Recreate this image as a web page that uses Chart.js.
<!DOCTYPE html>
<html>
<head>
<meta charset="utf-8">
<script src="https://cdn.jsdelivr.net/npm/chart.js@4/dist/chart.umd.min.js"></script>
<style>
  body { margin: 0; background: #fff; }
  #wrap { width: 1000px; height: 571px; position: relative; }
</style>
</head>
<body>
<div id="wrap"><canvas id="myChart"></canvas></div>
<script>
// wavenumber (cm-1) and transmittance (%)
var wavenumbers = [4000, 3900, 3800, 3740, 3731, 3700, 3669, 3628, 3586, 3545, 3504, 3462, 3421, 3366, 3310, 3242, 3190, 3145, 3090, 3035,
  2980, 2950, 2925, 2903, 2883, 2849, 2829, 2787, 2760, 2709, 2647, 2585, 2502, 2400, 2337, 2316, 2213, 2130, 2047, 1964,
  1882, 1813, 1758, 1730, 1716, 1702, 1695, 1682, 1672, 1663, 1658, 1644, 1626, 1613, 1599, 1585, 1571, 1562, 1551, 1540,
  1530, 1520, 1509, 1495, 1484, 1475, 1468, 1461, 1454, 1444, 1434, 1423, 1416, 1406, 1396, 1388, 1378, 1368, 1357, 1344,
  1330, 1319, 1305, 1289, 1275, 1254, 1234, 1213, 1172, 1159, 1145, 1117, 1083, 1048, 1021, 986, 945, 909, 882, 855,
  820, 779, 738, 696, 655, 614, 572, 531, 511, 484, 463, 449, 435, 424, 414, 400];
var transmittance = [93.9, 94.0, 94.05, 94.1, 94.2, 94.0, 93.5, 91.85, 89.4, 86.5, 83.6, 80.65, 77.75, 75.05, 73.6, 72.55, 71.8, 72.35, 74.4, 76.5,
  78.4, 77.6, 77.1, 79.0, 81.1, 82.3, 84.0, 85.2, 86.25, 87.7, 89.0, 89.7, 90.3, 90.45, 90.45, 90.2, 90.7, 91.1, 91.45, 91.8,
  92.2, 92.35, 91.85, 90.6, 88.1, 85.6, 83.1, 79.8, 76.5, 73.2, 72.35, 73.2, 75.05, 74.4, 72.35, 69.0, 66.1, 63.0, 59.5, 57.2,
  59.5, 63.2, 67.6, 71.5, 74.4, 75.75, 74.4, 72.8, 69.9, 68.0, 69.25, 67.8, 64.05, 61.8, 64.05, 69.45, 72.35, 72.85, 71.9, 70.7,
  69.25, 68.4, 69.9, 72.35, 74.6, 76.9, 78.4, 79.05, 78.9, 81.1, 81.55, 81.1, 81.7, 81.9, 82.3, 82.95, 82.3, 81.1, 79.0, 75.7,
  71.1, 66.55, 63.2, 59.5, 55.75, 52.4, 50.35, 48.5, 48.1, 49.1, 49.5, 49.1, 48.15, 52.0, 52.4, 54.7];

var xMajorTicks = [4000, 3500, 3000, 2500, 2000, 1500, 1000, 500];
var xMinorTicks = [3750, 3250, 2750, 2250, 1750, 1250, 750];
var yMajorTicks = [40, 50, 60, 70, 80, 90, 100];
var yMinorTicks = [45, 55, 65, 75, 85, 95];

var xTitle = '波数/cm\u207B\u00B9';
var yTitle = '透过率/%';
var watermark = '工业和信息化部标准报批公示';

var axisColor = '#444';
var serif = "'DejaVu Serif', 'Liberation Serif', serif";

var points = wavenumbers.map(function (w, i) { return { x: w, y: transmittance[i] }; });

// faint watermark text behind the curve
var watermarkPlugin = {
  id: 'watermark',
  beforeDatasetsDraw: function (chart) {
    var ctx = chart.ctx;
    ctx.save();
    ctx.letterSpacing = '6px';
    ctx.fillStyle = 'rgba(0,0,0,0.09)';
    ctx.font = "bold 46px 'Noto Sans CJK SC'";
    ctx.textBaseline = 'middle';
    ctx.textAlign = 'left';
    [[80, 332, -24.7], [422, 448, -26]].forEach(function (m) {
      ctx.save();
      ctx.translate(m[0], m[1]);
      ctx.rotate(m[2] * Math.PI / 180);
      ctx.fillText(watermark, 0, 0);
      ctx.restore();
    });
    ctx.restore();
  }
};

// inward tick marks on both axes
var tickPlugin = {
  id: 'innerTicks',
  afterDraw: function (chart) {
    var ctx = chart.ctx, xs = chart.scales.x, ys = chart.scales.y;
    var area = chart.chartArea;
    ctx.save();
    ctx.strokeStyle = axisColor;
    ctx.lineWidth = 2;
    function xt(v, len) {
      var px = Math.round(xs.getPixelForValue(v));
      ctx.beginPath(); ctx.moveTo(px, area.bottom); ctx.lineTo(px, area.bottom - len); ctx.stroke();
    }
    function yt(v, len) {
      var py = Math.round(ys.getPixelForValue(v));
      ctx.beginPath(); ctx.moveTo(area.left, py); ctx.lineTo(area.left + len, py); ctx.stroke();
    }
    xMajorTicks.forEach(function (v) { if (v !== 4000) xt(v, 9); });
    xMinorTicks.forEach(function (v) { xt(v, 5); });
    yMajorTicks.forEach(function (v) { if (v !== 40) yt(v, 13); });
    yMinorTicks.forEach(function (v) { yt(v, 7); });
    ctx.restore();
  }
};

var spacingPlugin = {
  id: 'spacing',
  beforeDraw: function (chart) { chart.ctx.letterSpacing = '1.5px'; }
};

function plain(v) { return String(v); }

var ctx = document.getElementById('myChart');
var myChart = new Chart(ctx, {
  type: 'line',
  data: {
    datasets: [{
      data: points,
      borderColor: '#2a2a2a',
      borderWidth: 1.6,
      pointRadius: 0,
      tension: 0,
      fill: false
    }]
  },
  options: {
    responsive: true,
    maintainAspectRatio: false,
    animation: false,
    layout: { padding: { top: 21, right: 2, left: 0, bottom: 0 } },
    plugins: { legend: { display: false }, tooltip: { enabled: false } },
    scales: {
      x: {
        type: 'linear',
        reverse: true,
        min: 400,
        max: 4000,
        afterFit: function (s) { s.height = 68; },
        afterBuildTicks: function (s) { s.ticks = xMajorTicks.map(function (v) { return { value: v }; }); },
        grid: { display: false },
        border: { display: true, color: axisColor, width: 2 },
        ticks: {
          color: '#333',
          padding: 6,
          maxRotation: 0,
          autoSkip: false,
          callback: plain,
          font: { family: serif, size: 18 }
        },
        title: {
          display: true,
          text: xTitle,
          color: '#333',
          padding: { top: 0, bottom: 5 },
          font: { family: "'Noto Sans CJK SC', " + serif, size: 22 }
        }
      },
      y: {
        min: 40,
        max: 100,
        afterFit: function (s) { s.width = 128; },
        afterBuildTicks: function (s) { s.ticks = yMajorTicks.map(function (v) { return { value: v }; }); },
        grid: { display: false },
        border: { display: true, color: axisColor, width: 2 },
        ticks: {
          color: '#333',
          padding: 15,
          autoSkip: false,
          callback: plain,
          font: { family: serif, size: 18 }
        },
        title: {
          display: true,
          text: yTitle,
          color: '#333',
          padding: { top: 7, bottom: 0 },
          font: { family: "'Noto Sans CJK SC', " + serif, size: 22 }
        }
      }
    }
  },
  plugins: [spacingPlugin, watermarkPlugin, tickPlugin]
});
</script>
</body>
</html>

*Requirements*. Reproduce the full listing above, character for character.

*Exercise response*.
Recreate this image as a web page that uses Chart.js.
<!DOCTYPE html>
<html>
<head>
<meta charset="utf-8">
<script src="https://cdn.jsdelivr.net/npm/chart.js@4/dist/chart.umd.min.js"></script>
<style>
  body { margin: 0; background: #fff; }
  #wrap { width: 1000px; height: 571px; position: relative; }
</style>
</head>
<body>
<div id="wrap"><canvas id="myChart"></canvas></div>
<script>
// wavenumber (cm-1) and transmittance (%)
var wavenumbers = [4000, 3900, 3800, 3740, 3731, 3700, 3669, 3628, 3586, 3545, 3504, 3462, 3421, 3366, 3310, 3242, 3190, 3145, 3090, 3035,
  2980, 2950, 2925, 2903, 2883, 2849, 2829, 2787, 2760, 2709, 2647, 2585, 2502, 2400, 2337, 2316, 2213, 2130, 2047, 1964,
  1882, 1813, 1758, 1730, 1716, 1702, 1695, 1682, 1672, 1663, 1658, 1644, 1626, 1613, 1599, 1585, 1571, 1562, 1551, 1540,
  1530, 1520, 1509, 1495, 1484, 1475, 1468, 1461, 1454, 1444, 1434, 1423, 1416, 1406, 1396, 1388, 1378, 1368, 1357, 1344,
  1330, 1319, 1305, 1289, 1275, 1254, 1234, 1213, 1172, 1159, 1145, 1117, 1083, 1048, 1021, 986, 945, 909, 882, 855,
  820, 779, 738, 696, 655, 614, 572, 531, 511, 484, 463, 449, 435, 424, 414, 400];
var transmittance = [93.9, 94.0, 94.05, 94.1, 94.2, 94.0, 93.5, 91.85, 89.4, 86.5, 83.6, 80.65, 77.75, 75.05, 73.6, 72.55, 71.8, 72.35, 74.4, 76.5,
  78.4, 77.6, 77.1, 79.0, 81.1, 82.3, 84.0, 85.2, 86.25, 87.7, 89.0, 89.7, 90.3, 90.45, 90.45, 90.2, 90.7, 91.1, 91.45, 91.8,
  92.2, 92.35, 91.85, 90.6, 88.1, 85.6, 83.1, 79.8, 76.5, 73.2, 72.35, 73.2, 75.05, 74.4, 72.35, 69.0, 66.1, 63.0, 59.5, 57.2,
  59.5, 63.2, 67.6, 71.5, 74.4, 75.75, 74.4, 72.8, 69.9, 68.0, 69.25, 67.8, 64.05, 61.8, 64.05, 69.45, 72.35, 72.85, 71.9, 70.7,
  69.25, 68.4, 69.9, 72.35, 74.6, 76.9, 78.4, 79.05, 78.9, 81.1, 81.55, 81.1, 81.7, 81.9, 82.3, 82.95, 82.3, 81.1, 79.0, 75.7,
  71.1, 66.55, 63.2, 59.5, 55.75, 52.4, 50.35, 48.5, 48.1, 49.1, 49.5, 49.1, 48.15, 52.0, 52.4, 54.7];

var xMajorTicks = [4000, 3500, 3000, 2500, 2000, 1500, 1000, 500];
var xMinorTicks = [3750, 3250, 2750, 2250, 1750, 1250, 750];
var yMajorTicks = [40, 50, 60, 70, 80, 90, 100];
var yMinorTicks = [45, 55, 65, 75, 85, 95];

var xTitle = '波数/cm\u207B\u00B9';
var yTitle = '透过率/%';
var watermark = '工业和信息化部标准报批公示';

var axisColor = '#444';
var serif = "'DejaVu Serif', 'Liberation Serif', serif";

var points = wavenumbers.map(function (w, i) { return { x: w, y: transmittance[i] }; });

// faint watermark text behind the curve
var watermarkPlugin = {
  id: 'watermark',
  beforeDatasetsDraw: function (chart) {
    var ctx = chart.ctx;
    ctx.save();
    ctx.letterSpacing = '6px';
    ctx.fillStyle = 'rgba(0,0,0,0.09)';
    ctx.font = "bold 46px 'Noto Sans CJK SC'";
    ctx.textBaseline = 'middle';
    ctx.textAlign = 'left';
    [[80, 332, -24.7], [422, 448, -26]].forEach(function (m) {
      ctx.save();
      ctx.translate(m[0], m[1]);
      ctx.rotate(m[2] * Math.PI / 180);
      ctx.fillText(watermark, 0, 0);
      ctx.restore();
    });
    ctx.restore();
  }
};

// inward tick marks on both axes
var tickPlugin = {
  id: 'innerTicks',
  afterDraw: function (chart) {
    var ctx = chart.ctx, xs = chart.scales.x, ys = chart.scales.y;
    var area = chart.chartArea;
    ctx.save();
    ctx.strokeStyle = axisColor;
    ctx.lineWidth = 2;
    function xt(v, len) {
      var px = Math.round(xs.getPixelForValue(v));
      ctx.beginPath(); ctx.moveTo(px, area.bottom); ctx.lineTo(px, area.bottom - len); ctx.stroke();
    }
    function yt(v, len) {
      var py = Math.round(ys.getPixelForValue(v));
      ctx.beginPath(); ctx.moveTo(area.left, py); ctx.lineTo(area.left + len, py); ctx.stroke();
    }
    xMajorTicks.forEach(function (v) { if (v !== 4000) xt(v, 9); });
    xMinorTicks.forEach(function (v) { xt(v, 5); });
    yMajorTicks.forEach(function (v) { if (v !== 40) yt(v, 13); });
    yMinorTicks.forEach(function (v) { yt(v, 7); });
    ctx.restore();
  }
};

var spacingPlugin = {
  id: 'spacing',
  beforeDraw: function (chart) { chart.ctx.letterSpacing = '1.5px'; }
};

function plain(v) { return String(v); }

var ctx = document.getElementById('myChart');
var myChart = new Chart(ctx, {
  type: 'line',
  data: {
    datasets: [{
      data: points,
      borderColor: '#2a2a2a',
      borderWidth: 1.6,
      pointRadius: 0,
      tension: 0,
      fill: false
    }]
  },
  options: {
    responsive: true,
    maintainAspectRatio: false,
    animation: false,
    layout: { padding: { top: 21, right: 2, left: 0, bottom: 0 } },
    plugins: { legend: { display: false }, tooltip: { enabled: false } },
    scales: {
      x: {
        type: 'linear',
        reverse: true,
        min: 400,
        max: 4000,
        afterFit: function (s) { s.height = 68; },
        afterBuildTicks: function (s) { s.ticks = xMajorTicks.map(function (v) { return { value: v }; }); },
        grid: { display: false },
        border: { display: true, color: axisColor, width: 2 },
        ticks: {
          color: '#333',
          padding: 6,
          maxRotation: 0,
          autoSkip: false,
          callback: plain,
          font: { family: serif, size: 18 }
        },
        title: {
          display: true,
          text: xTitle,
          color: '#333',
          padding: { top: 0, bottom: 5 },
          font: { family: "'Noto Sans CJK SC', " + serif, size: 22 }
        }
      },
      y: {
        min: 40,
        max: 100,
        afterFit: function (s) { s.width = 128; },
        afterBuildTicks: function (s) { s.ticks = yMajorTicks.map(function (v) { return { value: v }; }); },
        grid: { display: false },
        border: { display: true, color: axisColor, width: 2 },
        ticks: {
          color: '#333',
          padding: 15,
          autoSkip: false,
          callback: plain,
          font: { family: serif, size: 18 }
        },
        title: {
          display: true,
          text: yTitle,
          color: '#333',
          padding: { top: 7, bottom: 0 },
          font: { family: "'Noto Sans CJK SC', " + serif, size: 22 }
        }
      }
    }
  },
  plugins: [spacingPlugin, watermarkPlugin, tickPlugin]
});
</script>
</body>
</html>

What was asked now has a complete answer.